The WSPU’s fund-raising ‘All In a Garden Fair’ saw the hired room transformed into ‘a beautiful rose garden under an Italian sky’, lined with pergolas wreathed in pink rambling roses. In the centre of the hall was an illuminated fountain, which was set in a grass lawn, surrounded by clipped box trees and garden seats. This verdant scene was surrounded by stalls selling WSPU merchandise and all kinds of goods donated by members. The Ladies’ Aeolian Orchestra and the Actresses’ Franchise League contributed live performances. A centrepiece of the Fair was a statue of Joan of Arc, who had come to prominence with her beatification in 1909 and by 1913 was very much a symbolic heroine to suffragettes.
Emily Davison’s biographer, Gertrude Colmore, reported that Emily attended the Fair with her ‘Comrade’, Mary Leigh, and that ‘Saluting, she stood there, reading the words upon the pedestal, “Fight on, and God will give victory”‘ These , reportedly Joan of Arc’s last words, were those that were to appear all too soon on banners draped on Emily Davison’s grave.
Another suffragette who places herself with Emily Davison at the Fair was Kitty Marion, music hall artiste and militant suffragette. In her unpublished autobiography she states that, with Emily Davison, she was among a group of friends who discussed the possibility of making a protest the next day at Epsom. As she remembered it nothing was decided but. ‘Before we parted that night, Emily gave me a tiny green chamois purse containing a sovereign for “‘munitions I might need soon”‘. We have only Kitty Marion’s word that Emily Davison made this cryptic comment to which, of course, she then gives her own interpretation; I shall publish a post in a few days time recounting What Kitty Did Next. Did Emily Davison, who we know was by no means well off and with no employment, on the evening before the Derby really give away the large sum of a sovereign (£1 then, worth about £65 today). It doesn’t seem very likely, but, if she did, what could she have meant by it?

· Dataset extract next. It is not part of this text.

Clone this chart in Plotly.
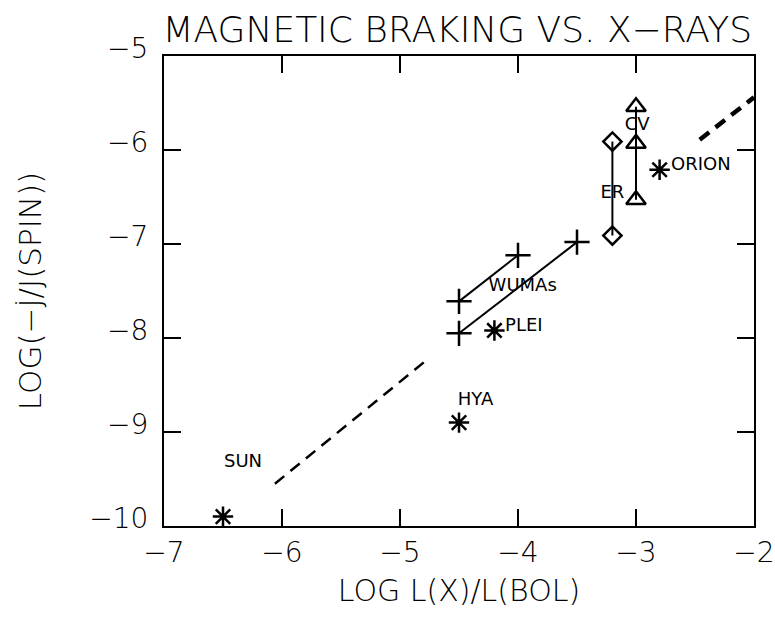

For, although Emily Davison is not known to have undertaken any militant acts since the end of 1912, Kitty Marion most certainly had. While standing talking on 3 June at the ‘All in a Garden Fair’, it was with the knowledge that in the course of the previous few weeks she she had been responsible for setting fire to at least three houses – the latest, from the evidence of her scrapbook, being a house in Folkestone on 17 May. One of these houses, severely damaged on 15 April, was ‘Levetleigh’, the Hastings home of an MP. In addition she had set fire to a succession of stationary railway carriages in places such as Teddington, around London’s outer suburbs.
So, as the women stood together ‘under the Italian sky’, at least one of them had, metaphorically and, probably, literally, traces of paraffin on her hands. It is difficult to believe that Emily Davison was not aware of the arsonists in her circle and that for all the the ‘beautiful rose garden’ that surrounded them and the girls in virginal white standing outside the Empress Rooms inviting passers-by to step in, the atmosphere within the group was not increasingly febrile. For reasons that I will put forward in tomorrow’s post, I think it was in the course of this evening – and not before – that Emily Davison made up her mind to take the train the next day to Epsom – and the Derby.